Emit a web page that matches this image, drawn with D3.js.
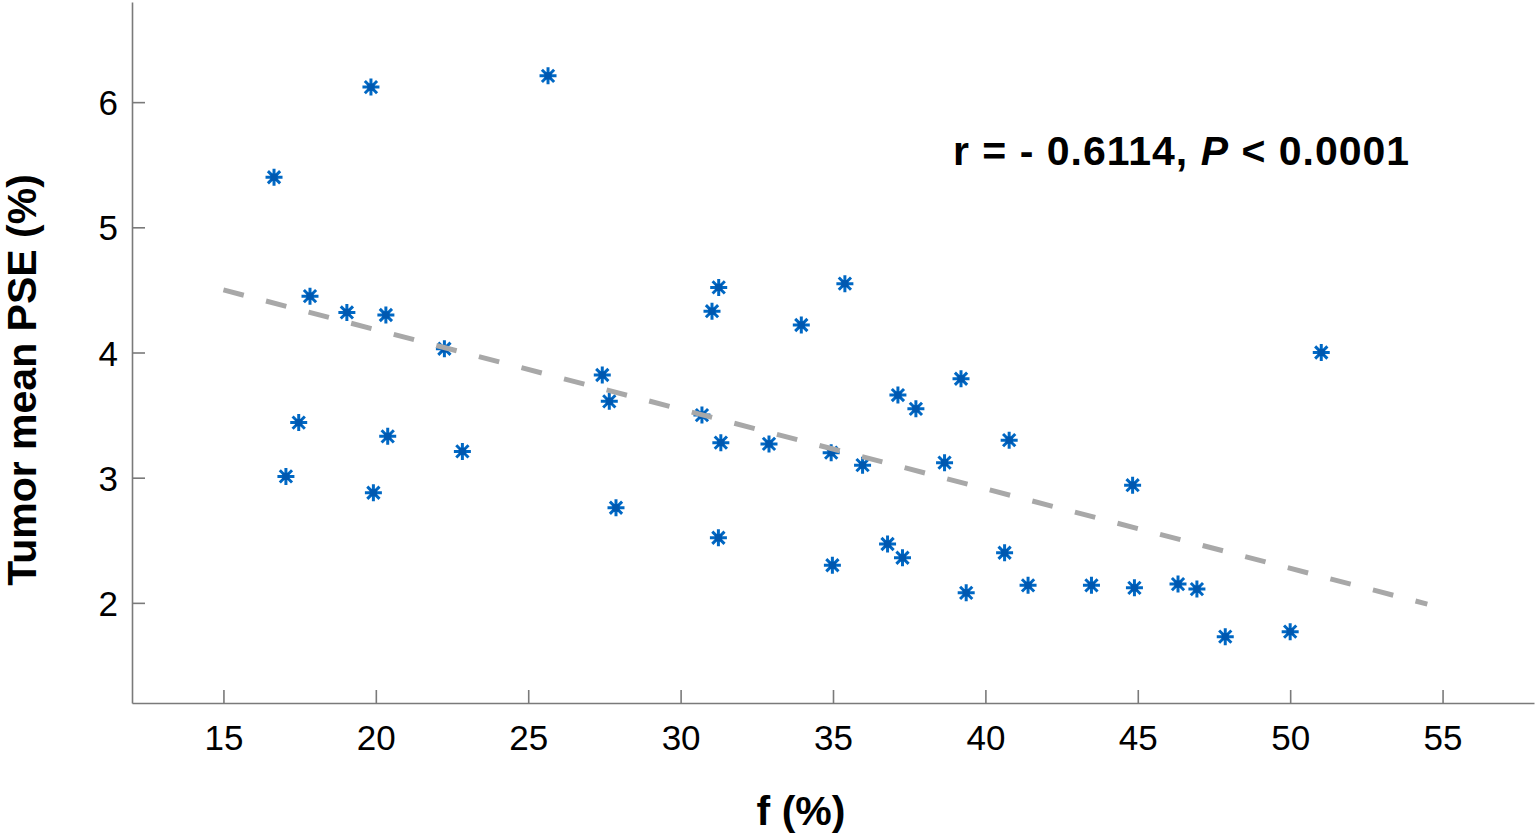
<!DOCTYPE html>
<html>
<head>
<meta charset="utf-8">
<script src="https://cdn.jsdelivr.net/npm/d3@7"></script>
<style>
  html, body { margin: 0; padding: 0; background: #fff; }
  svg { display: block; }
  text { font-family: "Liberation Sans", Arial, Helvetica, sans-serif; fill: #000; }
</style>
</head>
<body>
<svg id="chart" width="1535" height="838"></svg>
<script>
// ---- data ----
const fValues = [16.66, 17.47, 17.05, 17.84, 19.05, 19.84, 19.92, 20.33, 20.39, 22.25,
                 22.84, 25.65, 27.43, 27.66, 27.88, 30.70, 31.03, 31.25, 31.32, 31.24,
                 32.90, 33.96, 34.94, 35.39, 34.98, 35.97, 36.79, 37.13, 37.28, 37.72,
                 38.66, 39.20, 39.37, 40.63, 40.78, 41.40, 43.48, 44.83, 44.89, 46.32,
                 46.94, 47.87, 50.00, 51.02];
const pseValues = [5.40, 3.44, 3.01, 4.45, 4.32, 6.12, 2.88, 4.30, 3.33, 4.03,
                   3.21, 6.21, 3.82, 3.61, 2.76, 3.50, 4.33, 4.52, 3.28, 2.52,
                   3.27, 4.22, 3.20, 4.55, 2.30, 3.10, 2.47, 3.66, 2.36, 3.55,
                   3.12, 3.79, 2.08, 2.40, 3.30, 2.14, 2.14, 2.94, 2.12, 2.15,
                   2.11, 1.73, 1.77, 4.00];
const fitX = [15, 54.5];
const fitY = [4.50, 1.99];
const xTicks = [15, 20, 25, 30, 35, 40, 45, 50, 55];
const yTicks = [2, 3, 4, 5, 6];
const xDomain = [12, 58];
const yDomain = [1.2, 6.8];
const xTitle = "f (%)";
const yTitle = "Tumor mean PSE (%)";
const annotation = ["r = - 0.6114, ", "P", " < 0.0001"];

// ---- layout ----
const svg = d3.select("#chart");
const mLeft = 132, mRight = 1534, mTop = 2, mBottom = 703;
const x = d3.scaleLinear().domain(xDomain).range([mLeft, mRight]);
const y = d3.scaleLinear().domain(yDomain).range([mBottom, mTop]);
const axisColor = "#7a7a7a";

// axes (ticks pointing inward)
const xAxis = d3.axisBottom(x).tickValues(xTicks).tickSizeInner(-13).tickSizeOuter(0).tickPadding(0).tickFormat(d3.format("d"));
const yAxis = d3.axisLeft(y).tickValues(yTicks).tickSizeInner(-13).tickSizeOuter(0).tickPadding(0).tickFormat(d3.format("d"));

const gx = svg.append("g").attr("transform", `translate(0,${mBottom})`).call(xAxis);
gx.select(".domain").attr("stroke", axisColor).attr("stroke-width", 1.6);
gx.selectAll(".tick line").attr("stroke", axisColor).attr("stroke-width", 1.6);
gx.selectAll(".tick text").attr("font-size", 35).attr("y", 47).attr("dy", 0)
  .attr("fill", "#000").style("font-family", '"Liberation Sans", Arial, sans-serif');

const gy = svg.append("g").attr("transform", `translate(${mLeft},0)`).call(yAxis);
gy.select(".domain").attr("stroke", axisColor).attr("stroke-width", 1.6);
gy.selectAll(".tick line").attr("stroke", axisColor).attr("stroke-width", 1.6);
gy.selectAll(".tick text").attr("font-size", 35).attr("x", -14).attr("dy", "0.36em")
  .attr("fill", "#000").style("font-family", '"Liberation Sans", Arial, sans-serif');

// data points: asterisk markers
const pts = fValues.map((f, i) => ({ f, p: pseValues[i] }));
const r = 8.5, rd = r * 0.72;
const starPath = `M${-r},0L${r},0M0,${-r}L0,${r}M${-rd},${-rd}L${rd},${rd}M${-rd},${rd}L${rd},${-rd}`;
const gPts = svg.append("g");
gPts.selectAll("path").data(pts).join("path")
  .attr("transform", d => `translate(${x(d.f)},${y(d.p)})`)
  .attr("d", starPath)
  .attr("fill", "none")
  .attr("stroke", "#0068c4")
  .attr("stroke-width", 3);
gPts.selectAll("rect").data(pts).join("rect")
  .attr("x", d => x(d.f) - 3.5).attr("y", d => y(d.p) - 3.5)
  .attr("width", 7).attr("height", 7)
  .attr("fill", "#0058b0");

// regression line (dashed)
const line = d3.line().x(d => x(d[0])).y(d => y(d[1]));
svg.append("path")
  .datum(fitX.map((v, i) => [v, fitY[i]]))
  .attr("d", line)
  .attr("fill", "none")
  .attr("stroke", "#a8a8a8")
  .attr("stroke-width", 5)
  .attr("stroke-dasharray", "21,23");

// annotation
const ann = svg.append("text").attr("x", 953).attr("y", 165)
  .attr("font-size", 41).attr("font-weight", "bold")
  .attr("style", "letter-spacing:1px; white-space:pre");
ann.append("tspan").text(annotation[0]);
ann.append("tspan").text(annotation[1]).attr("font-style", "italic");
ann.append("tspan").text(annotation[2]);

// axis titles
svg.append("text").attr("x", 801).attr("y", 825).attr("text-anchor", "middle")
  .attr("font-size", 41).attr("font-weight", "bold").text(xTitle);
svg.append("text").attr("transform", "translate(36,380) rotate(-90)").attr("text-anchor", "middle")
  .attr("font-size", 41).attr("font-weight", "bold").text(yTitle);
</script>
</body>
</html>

-=-=-

All of the material above needs to be restated exactly, with no pictures.

• _Finished answer_
Emit a web page that matches this image, drawn with D3.js.
<!DOCTYPE html>
<html>
<head>
<meta charset="utf-8">
<script src="https://cdn.jsdelivr.net/npm/d3@7"></script>
<style>
  html, body { margin: 0; padding: 0; background: #fff; }
  svg { display: block; }
  text { font-family: "Liberation Sans", Arial, Helvetica, sans-serif; fill: #000; }
</style>
</head>
<body>
<svg id="chart" width="1535" height="838"></svg>
<script>
// ---- data ----
const fValues = [16.66, 17.47, 17.05, 17.84, 19.05, 19.84, 19.92, 20.33, 20.39, 22.25,
                 22.84, 25.65, 27.43, 27.66, 27.88, 30.70, 31.03, 31.25, 31.32, 31.24,
                 32.90, 33.96, 34.94, 35.39, 34.98, 35.97, 36.79, 37.13, 37.28, 37.72,
                 38.66, 39.20, 39.37, 40.63, 40.78, 41.40, 43.48, 44.83, 44.89, 46.32,
                 46.94, 47.87, 50.00, 51.02];
const pseValues = [5.40, 3.44, 3.01, 4.45, 4.32, 6.12, 2.88, 4.30, 3.33, 4.03,
                   3.21, 6.21, 3.82, 3.61, 2.76, 3.50, 4.33, 4.52, 3.28, 2.52,
                   3.27, 4.22, 3.20, 4.55, 2.30, 3.10, 2.47, 3.66, 2.36, 3.55,
                   3.12, 3.79, 2.08, 2.40, 3.30, 2.14, 2.14, 2.94, 2.12, 2.15,
                   2.11, 1.73, 1.77, 4.00];
const fitX = [15, 54.5];
const fitY = [4.50, 1.99];
const xTicks = [15, 20, 25, 30, 35, 40, 45, 50, 55];
const yTicks = [2, 3, 4, 5, 6];
const xDomain = [12, 58];
const yDomain = [1.2, 6.8];
const xTitle = "f (%)";
const yTitle = "Tumor mean PSE (%)";
const annotation = ["r = - 0.6114, ", "P", " < 0.0001"];

// ---- layout ----
const svg = d3.select("#chart");
const mLeft = 132, mRight = 1534, mTop = 2, mBottom = 703;
const x = d3.scaleLinear().domain(xDomain).range([mLeft, mRight]);
const y = d3.scaleLinear().domain(yDomain).range([mBottom, mTop]);
const axisColor = "#7a7a7a";

// axes (ticks pointing inward)
const xAxis = d3.axisBottom(x).tickValues(xTicks).tickSizeInner(-13).tickSizeOuter(0).tickPadding(0).tickFormat(d3.format("d"));
const yAxis = d3.axisLeft(y).tickValues(yTicks).tickSizeInner(-13).tickSizeOuter(0).tickPadding(0).tickFormat(d3.format("d"));

const gx = svg.append("g").attr("transform", `translate(0,${mBottom})`).call(xAxis);
gx.select(".domain").attr("stroke", axisColor).attr("stroke-width", 1.6);
gx.selectAll(".tick line").attr("stroke", axisColor).attr("stroke-width", 1.6);
gx.selectAll(".tick text").attr("font-size", 35).attr("y", 47).attr("dy", 0)
  .attr("fill", "#000").style("font-family", '"Liberation Sans", Arial, sans-serif');

const gy = svg.append("g").attr("transform", `translate(${mLeft},0)`).call(yAxis);
gy.select(".domain").attr("stroke", axisColor).attr("stroke-width", 1.6);
gy.selectAll(".tick line").attr("stroke", axisColor).attr("stroke-width", 1.6);
gy.selectAll(".tick text").attr("font-size", 35).attr("x", -14).attr("dy", "0.36em")
  .attr("fill", "#000").style("font-family", '"Liberation Sans", Arial, sans-serif');

// data points: asterisk markers
const pts = fValues.map((f, i) => ({ f, p: pseValues[i] }));
const r = 8.5, rd = r * 0.72;
const starPath = `M${-r},0L${r},0M0,${-r}L0,${r}M${-rd},${-rd}L${rd},${rd}M${-rd},${rd}L${rd},${-rd}`;
const gPts = svg.append("g");
gPts.selectAll("path").data(pts).join("path")
  .attr("transform", d => `translate(${x(d.f)},${y(d.p)})`)
  .attr("d", starPath)
  .attr("fill", "none")
  .attr("stroke", "#0068c4")
  .attr("stroke-width", 3);
gPts.selectAll("rect").data(pts).join("rect")
  .attr("x", d => x(d.f) - 3.5).attr("y", d => y(d.p) - 3.5)
  .attr("width", 7).attr("height", 7)
  .attr("fill", "#0058b0");

// regression line (dashed)
const line = d3.line().x(d => x(d[0])).y(d => y(d[1]));
svg.append("path")
  .datum(fitX.map((v, i) => [v, fitY[i]]))
  .attr("d", line)
  .attr("fill", "none")
  .attr("stroke", "#a8a8a8")
  .attr("stroke-width", 5)
  .attr("stroke-dasharray", "21,23");

// annotation
const ann = svg.append("text").attr("x", 953).attr("y", 165)
  .attr("font-size", 41).attr("font-weight", "bold")
  .attr("style", "letter-spacing:1px; white-space:pre");
ann.append("tspan").text(annotation[0]);
ann.append("tspan").text(annotation[1]).attr("font-style", "italic");
ann.append("tspan").text(annotation[2]);

// axis titles
svg.append("text").attr("x", 801).attr("y", 825).attr("text-anchor", "middle")
  .attr("font-size", 41).attr("font-weight", "bold").text(xTitle);
svg.append("text").attr("transform", "translate(36,380) rotate(-90)").attr("text-anchor", "middle")
  .attr("font-size", 41).attr("font-weight", "bold").text(yTitle);
</script>
</body>
</html>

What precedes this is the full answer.